● Task directions: Copy each line of the records that holds the string "this".

● Materials provided:
┄┄┄┄┄┄┄┄┄┄

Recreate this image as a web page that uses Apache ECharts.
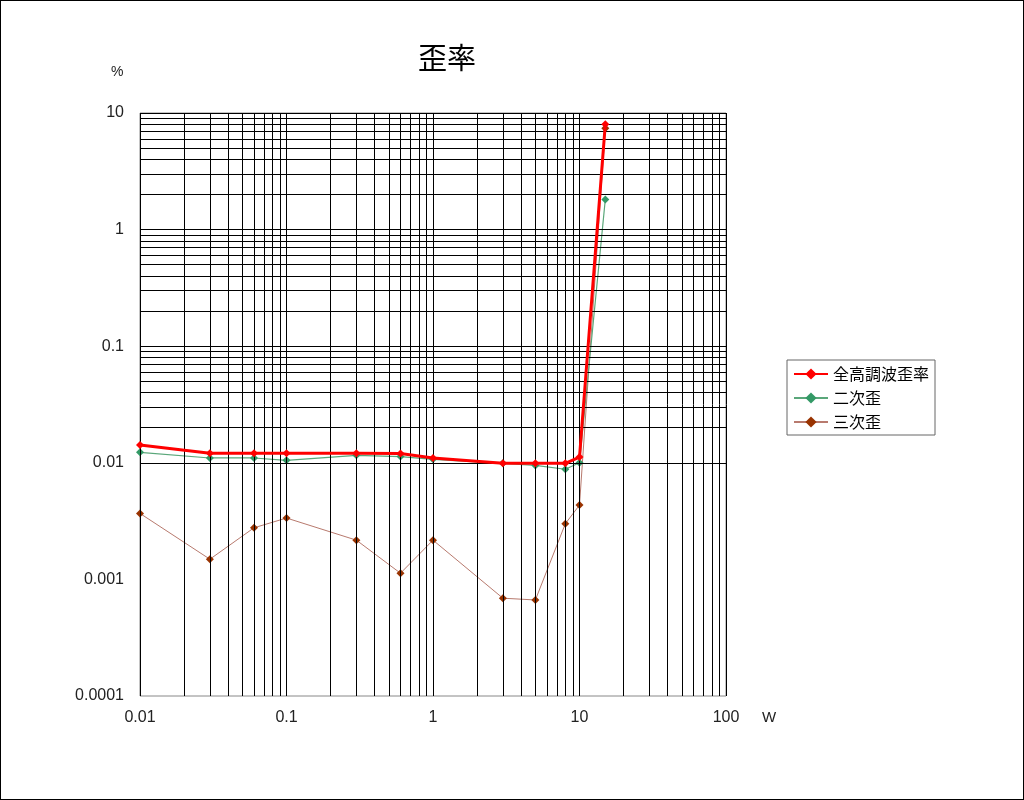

┄┄┄┄┄┄┄┄┄┄

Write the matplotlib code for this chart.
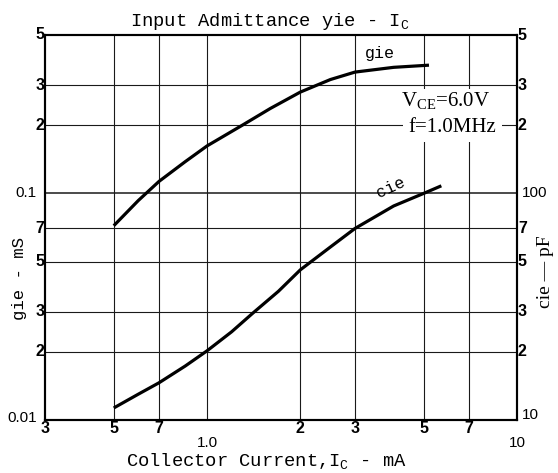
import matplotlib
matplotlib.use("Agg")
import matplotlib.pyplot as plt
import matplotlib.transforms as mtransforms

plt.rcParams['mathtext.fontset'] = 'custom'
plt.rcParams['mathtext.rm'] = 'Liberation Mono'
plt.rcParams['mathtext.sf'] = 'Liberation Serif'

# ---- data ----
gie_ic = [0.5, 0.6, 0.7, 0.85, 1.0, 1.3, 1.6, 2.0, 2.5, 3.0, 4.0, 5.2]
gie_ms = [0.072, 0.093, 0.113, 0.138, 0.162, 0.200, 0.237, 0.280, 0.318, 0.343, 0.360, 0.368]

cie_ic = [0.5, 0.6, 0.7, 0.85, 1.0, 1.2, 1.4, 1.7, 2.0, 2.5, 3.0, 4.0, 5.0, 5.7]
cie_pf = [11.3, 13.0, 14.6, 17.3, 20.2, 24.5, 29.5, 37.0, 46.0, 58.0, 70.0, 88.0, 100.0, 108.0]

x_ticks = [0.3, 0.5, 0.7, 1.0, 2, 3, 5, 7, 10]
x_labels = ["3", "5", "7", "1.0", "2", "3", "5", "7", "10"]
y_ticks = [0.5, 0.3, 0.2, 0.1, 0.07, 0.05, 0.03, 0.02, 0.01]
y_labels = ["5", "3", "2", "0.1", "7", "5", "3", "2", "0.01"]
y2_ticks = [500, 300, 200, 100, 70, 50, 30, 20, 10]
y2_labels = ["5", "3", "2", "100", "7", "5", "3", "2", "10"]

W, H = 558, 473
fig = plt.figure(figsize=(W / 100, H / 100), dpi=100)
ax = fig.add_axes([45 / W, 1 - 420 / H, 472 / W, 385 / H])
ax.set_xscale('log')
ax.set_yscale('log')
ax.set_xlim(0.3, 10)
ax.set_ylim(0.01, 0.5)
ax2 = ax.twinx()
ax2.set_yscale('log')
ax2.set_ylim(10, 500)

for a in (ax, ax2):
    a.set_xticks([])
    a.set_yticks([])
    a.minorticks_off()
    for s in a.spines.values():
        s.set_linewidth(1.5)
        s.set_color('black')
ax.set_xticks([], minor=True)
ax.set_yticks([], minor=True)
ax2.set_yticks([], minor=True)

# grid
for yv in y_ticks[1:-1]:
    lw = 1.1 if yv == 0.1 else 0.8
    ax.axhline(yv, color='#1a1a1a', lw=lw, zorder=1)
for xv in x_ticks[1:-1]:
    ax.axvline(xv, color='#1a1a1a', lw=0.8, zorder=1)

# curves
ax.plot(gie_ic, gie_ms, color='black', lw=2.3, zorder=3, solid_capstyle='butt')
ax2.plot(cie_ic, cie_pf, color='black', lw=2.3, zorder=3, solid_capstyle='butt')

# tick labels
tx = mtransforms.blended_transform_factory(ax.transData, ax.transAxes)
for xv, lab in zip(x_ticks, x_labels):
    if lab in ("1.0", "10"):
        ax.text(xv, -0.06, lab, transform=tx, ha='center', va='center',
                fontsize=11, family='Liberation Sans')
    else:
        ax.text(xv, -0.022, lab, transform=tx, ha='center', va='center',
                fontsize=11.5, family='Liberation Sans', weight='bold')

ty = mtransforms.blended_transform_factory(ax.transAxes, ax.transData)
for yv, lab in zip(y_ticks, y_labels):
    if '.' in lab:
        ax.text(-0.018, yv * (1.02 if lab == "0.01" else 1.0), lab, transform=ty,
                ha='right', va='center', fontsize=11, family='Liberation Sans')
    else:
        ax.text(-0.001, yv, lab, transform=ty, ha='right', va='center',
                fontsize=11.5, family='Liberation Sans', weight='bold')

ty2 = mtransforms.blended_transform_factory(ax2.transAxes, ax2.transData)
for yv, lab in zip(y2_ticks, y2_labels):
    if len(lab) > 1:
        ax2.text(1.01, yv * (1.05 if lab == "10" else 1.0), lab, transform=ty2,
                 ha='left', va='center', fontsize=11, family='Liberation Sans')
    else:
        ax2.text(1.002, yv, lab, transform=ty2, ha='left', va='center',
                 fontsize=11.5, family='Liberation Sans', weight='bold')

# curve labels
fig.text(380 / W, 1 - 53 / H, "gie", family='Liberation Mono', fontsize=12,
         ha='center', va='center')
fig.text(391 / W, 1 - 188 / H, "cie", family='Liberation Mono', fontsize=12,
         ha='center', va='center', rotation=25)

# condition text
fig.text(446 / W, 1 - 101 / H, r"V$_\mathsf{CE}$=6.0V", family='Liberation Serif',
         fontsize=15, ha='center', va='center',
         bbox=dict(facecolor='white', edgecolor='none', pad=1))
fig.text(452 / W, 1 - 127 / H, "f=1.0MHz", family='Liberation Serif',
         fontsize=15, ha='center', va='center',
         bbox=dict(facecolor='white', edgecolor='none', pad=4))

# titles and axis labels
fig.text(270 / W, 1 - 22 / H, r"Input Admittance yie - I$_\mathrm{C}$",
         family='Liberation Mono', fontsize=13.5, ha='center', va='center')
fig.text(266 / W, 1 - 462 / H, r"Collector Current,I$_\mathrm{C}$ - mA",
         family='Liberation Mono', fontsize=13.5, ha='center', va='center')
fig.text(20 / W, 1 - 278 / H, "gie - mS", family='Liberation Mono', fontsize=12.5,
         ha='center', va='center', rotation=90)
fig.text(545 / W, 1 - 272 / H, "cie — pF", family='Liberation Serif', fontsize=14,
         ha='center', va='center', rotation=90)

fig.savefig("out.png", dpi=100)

┄┄┄┄┄┄┄┄┄┄

● Solution below:
Recreate this image as a web page that uses Apache ECharts.
Write the matplotlib code for this chart.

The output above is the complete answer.